Result of these politics at the end of the 2006 season was the fact that Jerome David had an 8-way lineup in Maubeuge 2008 with only one change compared to the 2006 lineup. Erwan Pouliquen filled the slot for Damien Sorlin who took a break for professional reasons. Erwan Pouliquen was now technical coach and competitor in 8-way at the same time.
Two years later, the French audience in Maubeuge sang the Marceillaise during the 8-way award ceremony, which left a lasting impression for Jerome David: "This small drop zone that had supported the different French Formation Skydiving teams since 1996 was able to organise a very professional competition with a great atmosphere and strong media coverage."
Only six rounds were completed, just like two years ago in Germany. However, France had the 8-way gold medals, and the French 4-way Open Class team missed the 1st place only by a single point to Arizona Airspeed. The female 4-way lineup finished in 3rd place. It was actually an acceptable result for the "transitional event".
Jerome David thought that his golden 8-way lineup, the foundation of his 4-year plan, deserved a celebration of the hard work and achievements, and he sent the whole team to compete at the USPA Nationals 2008 in Eloy. The French 8-way team appreciated the extra vacation team and finished its commitment with an impressive meet average above 22 points after ten rounds.
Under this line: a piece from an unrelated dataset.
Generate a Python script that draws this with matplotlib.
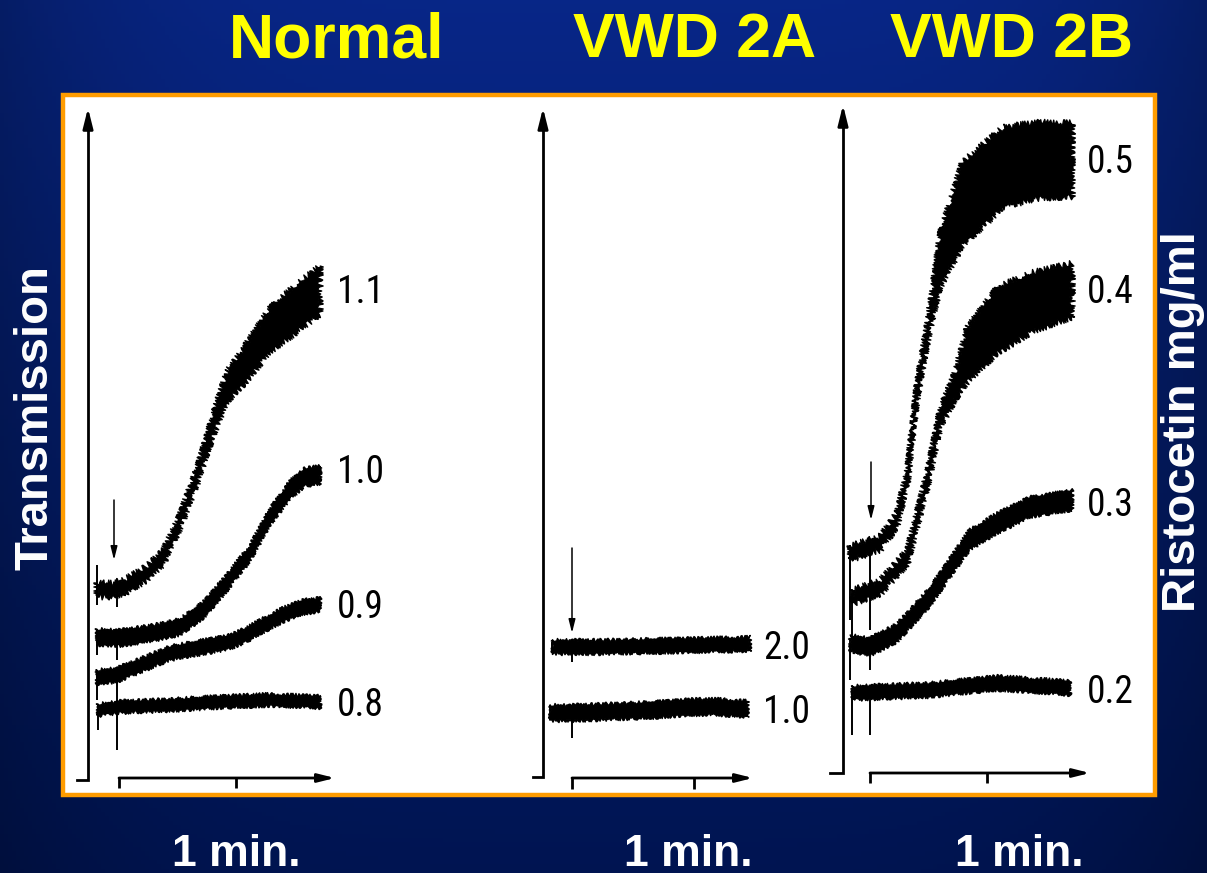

He was prepared for the 8-way situation and the last 2-year period of his 4-year plan. He had in mind a three-layered solution for a couple of months. He had asked Martial Ferre, Marin Ferre’s brother, to come back for just one more last year. Martial Ferre was a 4-way world champion with Jerome David in 1999, and he was also on the French 8-way team that placed 2nd at the World Meet 2003 in France. He had stopped competing to focus on his work and family, even though he still had this bad feeling of "unfinished business" inside.
Jerome David knew that and invited him to come back and take a key slot for a very important mission. Martial Ferre was now the oldest team member, together with Erwan Pouliquen, both coming from the French generation of the 90s. They were Jerome David's first layer of players for the new 8-way project.
The second layer were the recent 8-way world champions (Clement Martin St Leon, Damien Sorlin, Manu Sarrazin) who were a solid group of up-to-date competitors. Finally, he would add three young competitors who he had prepared in the national B-Team lineups since 2007. Julien Olek, Thomas Perrin Gachadoat and Arnaud Mille were selected from a group of ten candidates.
The first step of the final two years was promising. The French delegation won the three sets of gold medals at the World Cup 2009 in Prostejov, Czech Republic. Both 4-ways teams were beginning to show their strength and consistency. The 8-way team was learning how to fly like the previous lineup, jump by jump. Both 4-ways attended two more strategic events after Prostejov to prepare themselves and learn to produce their best performances in every competition jump. They competed in Dubai and at the FSL Shamrock Showdown 2010.
A major psychological step for the 4-way Open Class team was the 1st place at the World Challenge 2010 in April. Mathieu Bernier, Guillaume Bernier, Julien Degen and Jeremie Rollett defeated Arizona Airspeed in Bedford, and Jerome David knew from his own experiences how important this was. His own first World Meet victory over Airspeed in 1999 was preceded by winning the Valentine's Meet on Airspeed's home turf in Eloy.
The Final Showdown in Menzelinsk
"First, the 4-way female team opened the road. The girls did an incredible performance and won the gold medals for the 1st time in the French history. Moreover, they realized a female world record with a 47-point jump and finished with a 23.6 average, twenty points ahead of the UK team.
On the 8-way side, after a very bad second day with some performances heading downwards, the new three-layer team finally won by seven points ahead of the Golden Knights to bring back home the 8-way sword for the third consecutive time.
Both teams had fought and peaked for three complete days, in order to be the masters of those world championships, Airspeed after four years of domination, the French team with the new world record of Round 3 (56-pointer) and all confidence. Both teams were tied going into this last round. Mathieu Bernier, who was already a new 8-way world champion, would have to focus one more time - the 20th time in Menzelinsk. Airspeed scored a wonderful 23-pointer in the last sequence, and the whole dropzone crowd was in front of the big screen for the final judgment.
Then the French squad came on the screen to be judged. Everybody witnessed an incredible performance, a kind of a jump that you can just dream of. 26 points! Then the atmosphere became frenzy. The 4-way sword would go back to France, and the first double gold in the history of the sport was here in the hands of Mathieu Bernier. August 4th brought four gold medals for France in all four FS events, and the ultimate accomplishment was here in Menzelinsk!"
Jerome David has accomplished his triple gold mission that he had always dreamt about. He will now be able to stop and be in peace after this long quest. He feels that he will be quiet for the rest of his life. He will have time to remember those 21 years with the French national teams while dining peacefully with Fred Leroux Toshiba, his packer for more than 16 years, who is also the godfather of his daughter. He says that he will now enjoy with serenity the long winter nights with all his friends from the many different teams, recalling together with them all the big events, the big victories as well as the defeats, the good times and the bad times that he has shared with all of them for so many years.
He has reached the end of this road, and he knows for sure now that the treasure was not winning the gold - it was the road itself that he shared with team mates and friends.